Le second enjeu majeur réside dans le renforcement du cycle d’apprentissage synchrone-asynchrone. Les données montrent que les deux outils sont utilisés de manière complémentaire, mais peut-être encore trop cloisonnée : Wooclap pour le cours , Wooflash pour les révisions.
La perspective la plus riche est de promouvoir leur intégration systématique. Les enseignants peuvent, par exemple, utiliser les interactions Wooclap en classe pour identifier les points de difficulté, puis exporter ces questions vers un module Wooflash pour une révision asynchrone ciblée. Favoriser cette articulation transformerait deux outils performants en un écosystème pédagogique intégré.
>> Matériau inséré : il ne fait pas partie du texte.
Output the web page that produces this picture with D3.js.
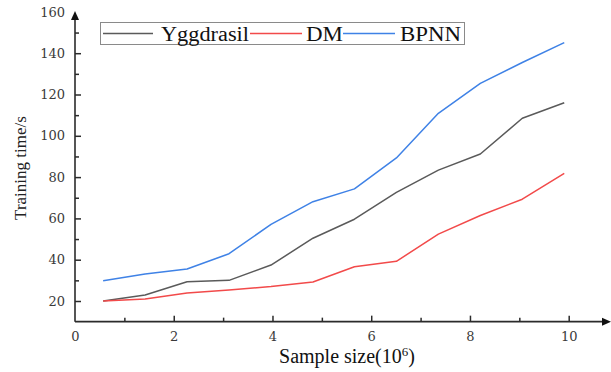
<!DOCTYPE html>
<html><head><meta charset="utf-8">
<script src="https://cdn.jsdelivr.net/npm/d3@7"></script>
<style>body{margin:0;background:#fff}svg{display:block}</style>
</head><body>
<svg id="c" width="611" height="372"></svg>
<script>
const sampleSizes = [0.57, 1.42, 2.27, 3.12, 3.97, 4.82, 5.66, 6.51, 7.36, 8.21, 9.06, 9.91];
const yggdrasil = [20, 22.9, 29.3, 30, 37.4, 50.4, 59.6, 72.6, 83.4, 91.2, 108.5, 116];
const dm = [20, 21, 23.9, 25.3, 27, 29.2, 36.6, 39.2, 52.4, 61.4, 69.3, 81.8];
const bpnn = [29.8, 33.1, 35.5, 42.9, 57.1, 68.1, 74.3, 89.3, 110.9, 125.4, 135.5, 145.1];
const seriesNames = ["Yggdrasil", "DM", "BPNN"];
const seriesColors = ["#5a5a5a", "#f24a4a", "#3f82e6"];
const xTicks = [0, 2, 4, 6, 8, 10];
const xMinor = [1, 3, 5, 7, 9];
const yTicks = [20, 40, 60, 80, 100, 120, 140, 160];
const yMinor = [30, 50, 70, 90, 110, 130, 150];

const svg = d3.select("#c");
const x = d3.scaleLinear().domain([0, 10]).range([75, 568.7]);
const y = d3.scaleLinear().domain([20, 140]).range([301, 53.2]);
const x0 = x(0), yb = y(10);
const axisColor = "#2b2b2b";

// axes
const gx = svg.append("g").attr("transform", `translate(0,${yb})`)
  .call(d3.axisBottom(x).tickValues(xTicks).tickSize(-6).tickPadding(10).tickFormat(d3.format("d")));
const gxm = svg.append("g").attr("transform", `translate(0,${yb})`)
  .call(d3.axisBottom(x).tickValues(xMinor).tickSize(-4).tickFormat(""));
const gy = svg.append("g").attr("transform", `translate(${x0},0)`)
  .call(d3.axisLeft(y).tickValues(yTicks).tickSize(-6).tickPadding(10).tickFormat(d3.format("d")));
const gym = svg.append("g").attr("transform", `translate(${x0},0)`)
  .call(d3.axisLeft(y).tickValues(yMinor).tickSize(-4).tickFormat(""));
[gx, gxm, gy, gym].forEach(g => {
  g.select(".domain").remove();
  g.selectAll(".tick line").attr("stroke", axisColor).attr("stroke-width", 1.5);
  g.selectAll(".tick text").attr("fill", "#3a3a3a").attr("font-family", "DejaVu Serif").attr("font-size", 13);
});
gx.selectAll(".tick").filter(d => d === 0).select("line").remove();
gy.selectAll(".tick").filter(d => d === 160).select("line").remove();

svg.append("line").attr("x1", x0).attr("x2", 604).attr("y1", yb).attr("y2", yb)
  .attr("stroke", axisColor).attr("stroke-width", 1.6);
svg.append("line").attr("x1", x0).attr("x2", x0).attr("y1", yb).attr("y2", 18)
  .attr("stroke", axisColor).attr("stroke-width", 1.6);
svg.append("path").attr("d", `M611,${yb} L602,${yb-4} L602,${yb+4} Z`).attr("fill", "#111");
svg.append("path").attr("d", `M${x0},11 L${x0-4},20 L${x0+4},20 Z`).attr("fill", "#111");

// lines
const allSeries = [yggdrasil, dm, bpnn];
const line = d3.line().x((d, i) => x(sampleSizes[i])).y(d => y(d));
allSeries.forEach((s, k) => {
  svg.append("path").datum(s).attr("d", line).attr("fill", "none")
    .attr("stroke", seriesColors[k]).attr("stroke-width", 1.5).attr("stroke-linejoin", "round");
});

// legend
svg.append("rect").attr("x", 100.5).attr("y", 22.5).attr("width", 364).attr("height", 22)
  .attr("fill", "#fff").attr("stroke", "#8a8a8a").attr("stroke-width", 1);
const legendItems = [
  {l1: 103, l2: 153, tx: 161, tw: 88},
  {l1: 250, l2: 302, tx: 306, tw: 37},
  {l1: 343, l2: 395, tx: 400, tw: 61}
];
legendItems.forEach((it, k) => {
  svg.append("line").attr("x1", it.l1).attr("x2", it.l2).attr("y1", 33.5).attr("y2", 33.5)
    .attr("stroke", seriesColors[k]).attr("stroke-width", 1.3);
  svg.append("text").attr("x", it.tx).attr("y", 40.5).text(seriesNames[k])
    .attr("font-family", "Liberation Serif").attr("font-size", 20).attr("fill", "#111")
    .attr("textLength", it.tw).attr("lengthAdjust", "spacingAndGlyphs");
});

// axis titles
const xt = svg.append("text").attr("x", 347).attr("y", 363).attr("text-anchor", "middle")
  .attr("font-family", "Liberation Serif").attr("font-size", 20).attr("fill", "#111");
xt.append("tspan").text("Sample size(10");
xt.append("tspan").text("6").attr("font-size", 13).attr("dy", -7);
xt.append("tspan").text(")").attr("dy", 7);

svg.append("text").attr("transform", "translate(26,168) rotate(-90)").attr("text-anchor", "middle")
  .attr("font-family", "Liberation Serif").attr("font-size", 17).attr("fill", "#222")
  .text("Training time/s");
</script>
</body></html>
Enfin, l’émergence de la création de questions par Intelligence Artificielle constitue à la fois une perspective et un enjeu. D’une part, elle représente un gain d’efficacité notable pour les enseignants lors de la création de matériel pédagogique. D’autre part, elle soulève des questions de validation pédagogique : le contenu généré est-il aligné avec les objectifs d’apprentissage ? Cet enjeu de « curation » et de contrôle qualité du contenu généré par IA sera central dans les années à venir.
Conclusions
L’adoption de Wooclap et Wooflash à l’Université de Lausanne est un succès quantitatif. L’analyse des données d’utilisation confirme une adéquation parfaite entre la vocation des outils et leurs schémas d’usage : Wooclap s’est imposé comme l’outil de l’interaction synchrone en semestre, tandis que Wooflash est devenu une plateforme incontournable de la révision asynchrone lors des périodes d’examens.
L’enjeu pour l’institution n’est plus seulement d’encourager l’adoption, mais de promouvoir un approfondissement des pratiques et une intégration plus systématique de ces outils dans des scénarios pédagogiques complets, tirant parti de leur pleine complémentarité.